Die Ausbildung gedanklicher Kartenwerke befindet sich ebenfalls im Hippocampus: Schimpansen können sich sehr gut merken, wo im afrikanischen Urwald ergiebige Termitenbauten, leckere Früchte oder nützliche Werkzeugmaterialien zu finden sind. Ihr räumliches Denkvermögen ist entsprechend stark ausgebildet und vor allem in der rechten Hälfte angesiedelt – wie beim Menschen. Affen- und Menschengehirn arbeiten demnach in auf gleiche Weise asymmetrisch; die Aufteilung muss folglich schon in einem unserer gemeinsamen Urahnen angelegt worden sein.

Asymmetrien im Denkapparat regeln aber nicht nur das Navigieren der Affen durch den Wald und ihre nonverbale Kommunikation, sondern ebenso ihre Händigkeit: den bevorzugten Gebrauch von rechter oder linker Hand. Dies beobachteten William Hopkins und sein Kollege Claudio Cantalupo, ebenfalls Yerkes-Primaten-Forschungszentrum, an 66 Schimpansen, die verschiedene Aufgaben mit ihren Händen meistern mussten.

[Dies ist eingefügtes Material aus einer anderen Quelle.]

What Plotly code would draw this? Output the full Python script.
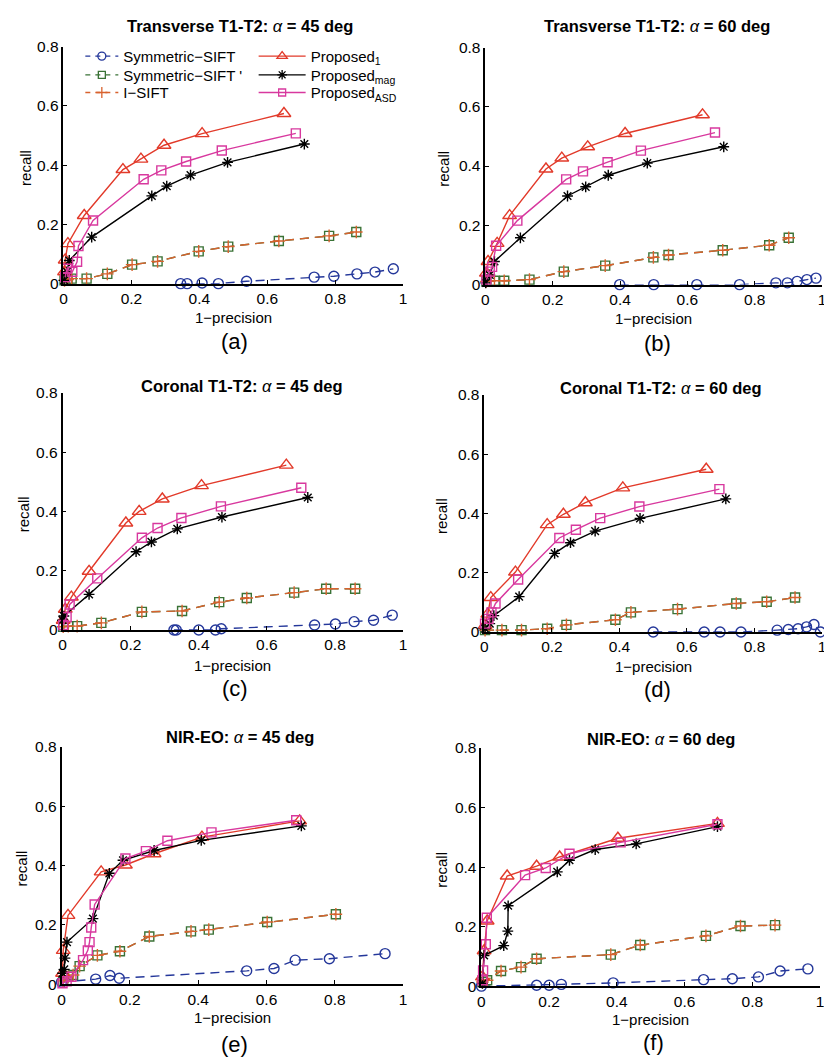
import plotly.graph_objects as go

# ---------------- data ----------------
# panel (a) Transverse T1-T2, 45 deg
a_sym_x = [0.345, 0.364, 0.408, 0.456, 0.539, 0.738, 0.796, 0.864, 0.917, 0.971]
a_sym_y = [0.0, 0.0, 0.002, 0.0, 0.008, 0.022, 0.025, 0.033, 0.039, 0.05]
a_isift_x = [0.003, 0.012, 0.024, 0.068, 0.129, 0.202, 0.277, 0.398, 0.485, 0.634, 0.782, 0.862]
a_isift_y = [0.011, 0.014, 0.017, 0.017, 0.033, 0.064, 0.075, 0.109, 0.125, 0.144, 0.161, 0.174]
a_p1_x = [0.003, 0.005, 0.013, 0.061, 0.175, 0.228, 0.296, 0.408, 0.649]
a_p1_y = [0.04, 0.08, 0.135, 0.23, 0.385, 0.42, 0.467, 0.506, 0.574]
a_mag_x = [0.002, 0.010, 0.017, 0.083, 0.26, 0.304, 0.374, 0.483, 0.709]
a_mag_y = [0.011, 0.04, 0.078, 0.157, 0.296, 0.329, 0.366, 0.409, 0.471]
a_asd_x = [0.005, 0.01, 0.026, 0.04, 0.044, 0.087, 0.236, 0.288, 0.361, 0.466, 0.684]
a_asd_y = [0.022, 0.05, 0.04, 0.074, 0.127, 0.213, 0.352, 0.382, 0.412, 0.449, 0.507]

# panel (b) Transverse T1-T2, 60 deg
b_sym_x = [0.399, 0.5, 0.628, 0.755, 0.863, 0.897, 0.926, 0.955, 0.982]
b_sym_y = [0.0, 0.0, 0.0, 0.0, 0.006, 0.006, 0.011, 0.017, 0.022]
b_isift_x = [0.003, 0.027, 0.056, 0.131, 0.233, 0.356, 0.499, 0.544, 0.705, 0.843, 0.901]
b_isift_y = [0.011, 0.013, 0.013, 0.017, 0.044, 0.064, 0.092, 0.1, 0.116, 0.133, 0.158]
b_p1_x = [0.003, 0.008, 0.035, 0.072, 0.18, 0.227, 0.304, 0.415, 0.645]
b_p1_y = [0.039, 0.078, 0.139, 0.233, 0.39, 0.427, 0.465, 0.51, 0.573]
b_mag_x = [0.001, 0.013, 0.027, 0.104, 0.244, 0.298, 0.365, 0.481, 0.708]
b_mag_y = [0.006, 0.033, 0.078, 0.158, 0.299, 0.33, 0.369, 0.41, 0.465]
b_asd_x = [0.003, 0.013, 0.02, 0.032, 0.095, 0.24, 0.29, 0.363, 0.462, 0.682]
b_asd_y = [0.017, 0.044, 0.06, 0.131, 0.216, 0.355, 0.382, 0.413, 0.452, 0.513]

# panel (c) Coronal T1-T2, 45 deg
c_sym_x = [0.327, 0.334, 0.4, 0.449, 0.466, 0.74, 0.801, 0.856, 0.913, 0.968]
c_sym_y = [0.0, 0.0, 0.0, 0.0, 0.004, 0.017, 0.02, 0.028, 0.033, 0.05]
c_isift_x = [0.002, 0.017, 0.043, 0.114, 0.233, 0.351, 0.46, 0.541, 0.68, 0.774, 0.859]
c_isift_y = [0.011, 0.013, 0.013, 0.024, 0.061, 0.064, 0.094, 0.108, 0.126, 0.139, 0.139]
c_p1_x = [0.002, 0.008, 0.026, 0.078, 0.186, 0.225, 0.293, 0.408, 0.657]
c_p1_y = [0.033, 0.07, 0.111, 0.198, 0.361, 0.4, 0.442, 0.487, 0.556]
c_mag_x = [0.0, 0.004, 0.078, 0.216, 0.261, 0.337, 0.468, 0.72]
c_mag_y = [0.033, 0.047, 0.12, 0.264, 0.297, 0.341, 0.381, 0.447]
c_asd_x = [0.002, 0.012, 0.021, 0.102, 0.233, 0.279, 0.349, 0.465, 0.701]
c_asd_y = [0.017, 0.044, 0.086, 0.174, 0.311, 0.344, 0.378, 0.417, 0.48]

# panel (d) Coronal T1-T2, 60 deg
d_sym_x = [0.5, 0.651, 0.698, 0.76, 0.867, 0.9, 0.929, 0.954, 0.976, 0.995]
d_sym_y = [0.0, 0.0, 0.0, 0.0, 0.006, 0.008, 0.011, 0.017, 0.025, 0.0]
d_isift_x = [0.002, 0.052, 0.11, 0.186, 0.243, 0.388, 0.434, 0.572, 0.746, 0.836, 0.92]
d_isift_y = [0.006, 0.006, 0.006, 0.011, 0.024, 0.041, 0.066, 0.077, 0.096, 0.102, 0.116]
d_p1_x = [0.002, 0.01, 0.019, 0.092, 0.186, 0.234, 0.299, 0.41, 0.657]
d_p1_y = [0.022, 0.06, 0.116, 0.202, 0.362, 0.397, 0.436, 0.486, 0.549]
d_mag_x = [0.002, 0.016, 0.028, 0.103, 0.208, 0.255, 0.328, 0.461, 0.715]
d_mag_y = [0.011, 0.028, 0.055, 0.119, 0.265, 0.301, 0.34, 0.383, 0.449]
d_asd_x = [0.002, 0.012, 0.021, 0.033, 0.1, 0.222, 0.271, 0.343, 0.459, 0.696]
d_asd_y = [0.028, 0.044, 0.066, 0.096, 0.177, 0.317, 0.345, 0.384, 0.423, 0.482]

# panel (e) NIR-EO, 45 deg
e_sym_x = [0.0, 0.1, 0.142, 0.169, 0.542, 0.622, 0.684, 0.784, 0.947]
e_sym_y = [0.007, 0.017, 0.029, 0.02, 0.045, 0.053, 0.081, 0.086, 0.103]
e_isift_x = [0.005, 0.019, 0.034, 0.053, 0.105, 0.171, 0.257, 0.379, 0.431, 0.602, 0.803]
e_isift_y = [0.011, 0.025, 0.031, 0.061, 0.097, 0.111, 0.161, 0.178, 0.184, 0.21, 0.236]
e_p1_x = [0.003, 0.005, 0.019, 0.116, 0.187, 0.271, 0.411, 0.697]
e_p1_y = [0.037, 0.114, 0.232, 0.379, 0.402, 0.44, 0.496, 0.551]
e_mag_x = [0.003, 0.008, 0.01, 0.016, 0.092, 0.14, 0.18, 0.271, 0.409, 0.702]
e_mag_y = [0.037, 0.05, 0.088, 0.142, 0.221, 0.374, 0.418, 0.451, 0.485, 0.534]
e_asd_x = [0.003, 0.015, 0.029, 0.063, 0.077, 0.082, 0.087, 0.097, 0.187, 0.247, 0.31, 0.439, 0.687]
e_asd_y = [0.003, 0.01, 0.025, 0.081, 0.114, 0.142, 0.191, 0.269, 0.424, 0.449, 0.484, 0.512, 0.553]

# panel (f) NIR-EO, 60 deg
f_sym_x = [0.0, 0.163, 0.2, 0.236, 0.389, 0.656, 0.741, 0.818, 0.882, 0.964]
f_sym_y = [0.0, 0.003, 0.003, 0.006, 0.011, 0.022, 0.025, 0.031, 0.051, 0.058]
f_isift_x = [0.003, 0.017, 0.058, 0.117, 0.163, 0.382, 0.469, 0.663, 0.765, 0.867]
f_isift_y = [0.014, 0.02, 0.051, 0.064, 0.092, 0.106, 0.138, 0.169, 0.202, 0.205]
f_p1_x = [0.003, 0.008, 0.017, 0.076, 0.163, 0.231, 0.403, 0.697]
f_p1_y = [0.031, 0.119, 0.219, 0.37, 0.403, 0.434, 0.497, 0.547]
f_mag_x = [0.003, 0.008, 0.066, 0.078, 0.079, 0.224, 0.26, 0.336, 0.457, 0.697]
f_mag_y = [0.009, 0.103, 0.136, 0.185, 0.27, 0.384, 0.423, 0.459, 0.478, 0.536]
f_asd_x = [0.003, 0.005, 0.013, 0.016, 0.129, 0.19, 0.26, 0.411, 0.697]
f_asd_y = [0.02, 0.053, 0.141, 0.23, 0.373, 0.397, 0.445, 0.483, 0.544]

panel_titles = ["Transverse T1-T2", "Transverse T1-T2", "Coronal T1-T2",
                "Coronal T1-T2", "NIR-EO", "NIR-EO"]
panel_angles = [45, 60, 45, 60, 45, 60]
panel_letters = ["(a)", "(b)", "(c)", "(d)", "(e)", "(f)"]
x_ticks = [0, 0.2, 0.4, 0.6, 0.8, 1]
x_tick_text = ["0", "0.2", "0.4", "0.6", "0.8", "1"]
y_ticks = [0, 0.2, 0.4, 0.6, 0.8]
y_tick_text = ["0", "0.2", "0.4", "0.6", "0.8"]

series_names = ["Symmetric\u2212SIFT", "Symmetric\u2212SIFT '", "I\u2212SIFT",
                "Proposed<sub>1</sub>", "Proposed<sub>mag</sub>", "Proposed<sub>ASD</sub>"]

panels = [
    (a_sym_x, a_sym_y, a_isift_x, a_isift_y, a_p1_x, a_p1_y, a_mag_x, a_mag_y, a_asd_x, a_asd_y),
    (b_sym_x, b_sym_y, b_isift_x, b_isift_y, b_p1_x, b_p1_y, b_mag_x, b_mag_y, b_asd_x, b_asd_y),
    (c_sym_x, c_sym_y, c_isift_x, c_isift_y, c_p1_x, c_p1_y, c_mag_x, c_mag_y, c_asd_x, c_asd_y),
    (d_sym_x, d_sym_y, d_isift_x, d_isift_y, d_p1_x, d_p1_y, d_mag_x, d_mag_y, d_asd_x, d_asd_y),
    (e_sym_x, e_sym_y, e_isift_x, e_isift_y, e_p1_x, e_p1_y, e_mag_x, e_mag_y, e_asd_x, e_asd_y),
    (f_sym_x, f_sym_y, f_isift_x, f_isift_y, f_p1_x, f_p1_y, f_mag_x, f_mag_y, f_asd_x, f_asd_y),
]

# ---------------- styles ----------------
# the page body has an 8px margin, so the figure is 8px smaller and shifted
OFF = 8
W, H = 832 - OFF, 1064 - OFF


def px(x):
    return (x - OFF) / W


def py(y):
    return 1 - (y - OFF) / H


FONT = "Liberation Sans, Arial, sans-serif"
BLUE = "#24379a"
GREEN = "#3a7236"
ORANGE = "#d8622e"
RED = "#e23a2a"
BLACK = "#000000"
MAGENTA = "#d8389e"
DASH = "9px,6px"

styles = [
    dict(color=BLUE, dash=DASH, symbol="circle-open", size=10),
    dict(color=GREEN, dash=DASH, symbol="square-open", size=9),
    dict(color=ORANGE, dash=DASH, symbol="cross-thin-open", size=9),
    dict(color=RED, dash="solid", symbol="triangle-up-open", size=12),
    dict(color=BLACK, dash="solid", symbol="asterisk-open", size=9),
    dict(color=MAGENTA, dash="solid", symbol="square-open", size=9),
]
legend_sizes = [8, 7, 8, 9, 8, 7]

# pixel boxes (in the screenshot) of each axes: x0, x1, y_top(0.8), y_bottom(0)
boxes = [
    (60, 403, 38, 279),
    (486, 826, 39, 280),
    (59, 403, 390, 631),
    (485, 826, 392, 633),
    (58, 403, 750, 991),
    (482, 824, 751, 993),
]

fig = go.Figure()
layout = dict(
    width=W, height=H,
    margin=dict(l=0, r=0, t=0, b=0),
    paper_bgcolor="white", plot_bgcolor="white",
    font=dict(family=FONT, size=15, color="black"),
    annotations=[],
)

for k, (box, data) in enumerate(zip(boxes, panels)):
    i = k + 1
    xa = "x" if i == 1 else f"x{i}"
    ya = "y" if i == 1 else f"y{i}"
    x0, x1, yt, yb = box
    axis_common = dict(
        showgrid=False, zeroline=False, showline=True, linecolor="black",
        linewidth=1.6, ticks="inside", ticklen=4, tickwidth=1, tickcolor="black",
        tickfont=dict(size=15.5, family=FONT, color="black"), mirror=False,
    )
    layout["xaxis" if i == 1 else f"xaxis{i}"] = dict(
        axis_common, domain=[px(x0), px(x1)], range=[0, 1],
        tickvals=x_ticks, ticktext=x_tick_text, anchor=ya,
    )
    layout["yaxis" if i == 1 else f"yaxis{i}"] = dict(
        axis_common, domain=[py(yb), py(yt)], range=[0, 0.8],
        tickvals=y_ticks, ticktext=y_tick_text, anchor=xa,
    )
    xs = [data[0], data[2], data[2], data[4], data[6], data[8]]
    ys = [data[1], data[3], data[3], data[5], data[7], data[9]]
    for s, (sx, sy, st) in enumerate(zip(xs, ys, styles)):
        fig.add_trace(go.Scatter(
            x=sx, y=sy, xaxis=xa, yaxis=ya, mode="lines+markers",
            line=dict(color=st["color"], dash=st["dash"], width=1.4),
            marker=dict(symbol=st["symbol"], size=st["size"], color=st["color"],
                        line=dict(color=st["color"], width=1.4)),
            cliponaxis=False, showlegend=False, hoverinfo="skip",
        ))
    title_x = [238, 659, 240, 663, 238, 663][k]
    title_y = [17, 17, 383, 385, 740, 742][k]
    layout["annotations"].append(dict(
        text=f"<b>{panel_titles[k]}: </b><i>\u03b1</i><b> = {panel_angles[k]} deg</b>",
        x=px(title_x), y=py(title_y), xref="paper", yref="paper",
        xanchor="center", yanchor="middle", showarrow=False,
        font=dict(size=16.5, family=FONT, color="black"),
    ))
    xlab_y = [313, 314, 667, 668, 1025, 1027][k]
    layout["annotations"].append(dict(
        text="1\u2212precision", x=px((x0 + x1) / 2), y=py(xlab_y),
        xref="paper", yref="paper", xanchor="center", yanchor="middle",
        showarrow=False, font=dict(size=15, family=FONT, color="black"),
    ))
    ylab_x = [21, 443, 19, 442, 18, 441][k]
    layout["annotations"].append(dict(
        text="recall", x=px(ylab_x), y=py((yt + yb) / 2 + 3),
        xref="paper", yref="paper", xanchor="center", yanchor="middle",
        textangle=-90, showarrow=False, font=dict(size=15, family=FONT, color="black"),
    ))
    lab_x = [233, 660, 233, 660, 233, 656][k]
    lab_y = [338, 340, 690, 692, 1052, 1050][k]
    layout["annotations"].append(dict(
        text=panel_letters[k], x=px(lab_x), y=py(lab_y),
        xref="paper", yref="paper", xanchor="center", yanchor="middle",
        showarrow=False, font=dict(size=22, family=FONT, color="black"),
    ))

# legend-only entries (smaller markers, as in the original legend), one legend per row
legend_ids = ["legend", "legend2", "legend3", "legend4", "legend5", "legend6"]
legend_pos = [(77, 48), (77, 67), (77, 85), (252, 48), (252, 67), (252, 85)]
legend_itemw = [33, 33, 33, 47, 47, 47]
for s, (name, st, ls) in enumerate(zip(series_names, styles, legend_sizes)):
    fig.add_trace(go.Scatter(
        x=[None], y=[None], xaxis="x", yaxis="y", mode="lines+markers", name=name,
        line=dict(color=st["color"], dash="5px,5px" if st["dash"] != "solid" else "solid", width=1.3),
        marker=dict(symbol=st["symbol"], size=ls, color=st["color"],
                    line=dict(color=st["color"], width=1.3)),
        legend=legend_ids[s], showlegend=True,
    ))
    lx, ly = legend_pos[s]
    layout[legend_ids[s]] = dict(
        x=px(lx), y=py(ly), xanchor="left", yanchor="middle",
        bgcolor="rgba(0,0,0,0)", font=dict(size=15, family=FONT, color="black"),
        itemwidth=legend_itemw[s], borderwidth=0,
    )

fig.update_layout(**layout)
fig.write_html("out.html")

Die jeweilige Handhabe setzten die Forscher in Bezug zur Hirnstruktur der einzelnen Tiere.

Die Primaten mussten drei Aufgaben bewältigen: Welche Hand greift bevorzugt eine in den Käfig geworfene Frucht auf? Welche Hand führt sich Fruchtstücke zum Mund, wenn die andere die ganze Staude hält? Und welche pult Erdnussbutter aus einem Röhrchen, das mit der anderen gegriffen werden muss? Je nach Ausbildungsstärke des jeweiligen Schläfenlappens und der vorderen Zentralwindung nutzten die Schimpansen entsprechend die rechte oder die linke Hand. Beide Hirnregionen sind mit zuständig für die Motorik von Mensch und Tier.

Erstmals konnte somit ein Zusammenhang zwischen zerebraler Asymmetrie und Händigkeit bei Affen festgestellt werden, betonen die Forscher. Damit ist die alte Annahme, diese neurobiologische Festlegung habe sich einzig beim Menschen entwickelt, vom Tisch. Die neuronale Anatomie legt auch bei Schimpansen fest, ob sie Rechts- oder Linkshänder werden und ist folglich stammesgeschichtlich älter als fünf Millionen Jahre.

Stellte sich jetzt nur noch eine Frage: Wären Schimpansen auch fähig Auto zu fahren, hätten bei ihnen dann die Männchen mit dem übergroßen rechten Hippocampus ebenfalls das größere Verständnis von Autoatlanten, und könnten Weibchen dank ihrer Ausdrucksfähigkeit besser nach dem Weg fragen? Wir harren der Antwort.